# Mountain Biking trails



## Baldgeeza (Nov 20, 2010)

Hi

I am in the process of finding employment in the UAE and am interested to know from the Mountain Bikers out there what trails and facilities are like. 

I am an "All-Mountain" rider that enjoy the occasional downhill and longer distance challenge. Just wondered whether I'd be wasting my time bringing all my gear out there.

I am not expecting anything like the 7Stanes or Coed-y-Brenin, but hoping there is still enough that my wife and I can at least still enjoy one of our favourite past-times while out there.


----------



## Jumeirah Jim (Jan 24, 2011)

The moutains are pretty small here compared to the uk or SA (would be classed hills in the uk). I expect your best bet would be to get the explorer 4x4 series which shows quite a few mountain tracks suitabe for 4x4s or bikes


----------



## Baldgeeza (Nov 20, 2010)

Jumeirah Jim - Thanks for the reply. I don't mind hills at all. Combined with the rock and sand it seems quite challenging as well.

I did a quick search and think I answered my own question here!! Plenty of videos on Youtube of the stuff the guys and gals get up to and there is a Facebook Group (Mountain Biking UAE) on the go as well.
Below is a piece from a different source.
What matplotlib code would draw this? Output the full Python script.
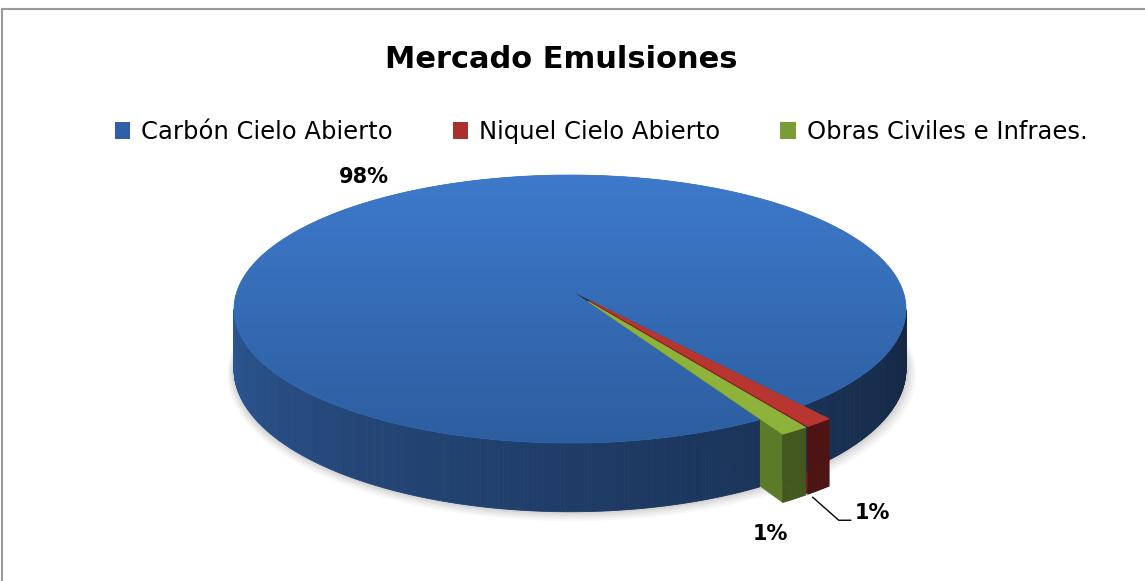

Will browse these sites for further info.


----------



## ccr (Jun 20, 2010)

There is a Facebook group of mountain bikers for UAE, I lost the link and have not gone out with them.

From the group pictures, they seem to be active with rides around town and occasional rides toward the East coast - more dry desert / rocky /sandy biking than typical lush-green mountain biking (as expected).

With the Winter time coming soon, it should be quire nice to go out for riding so bring your gear if the terrain is to your liking.


----------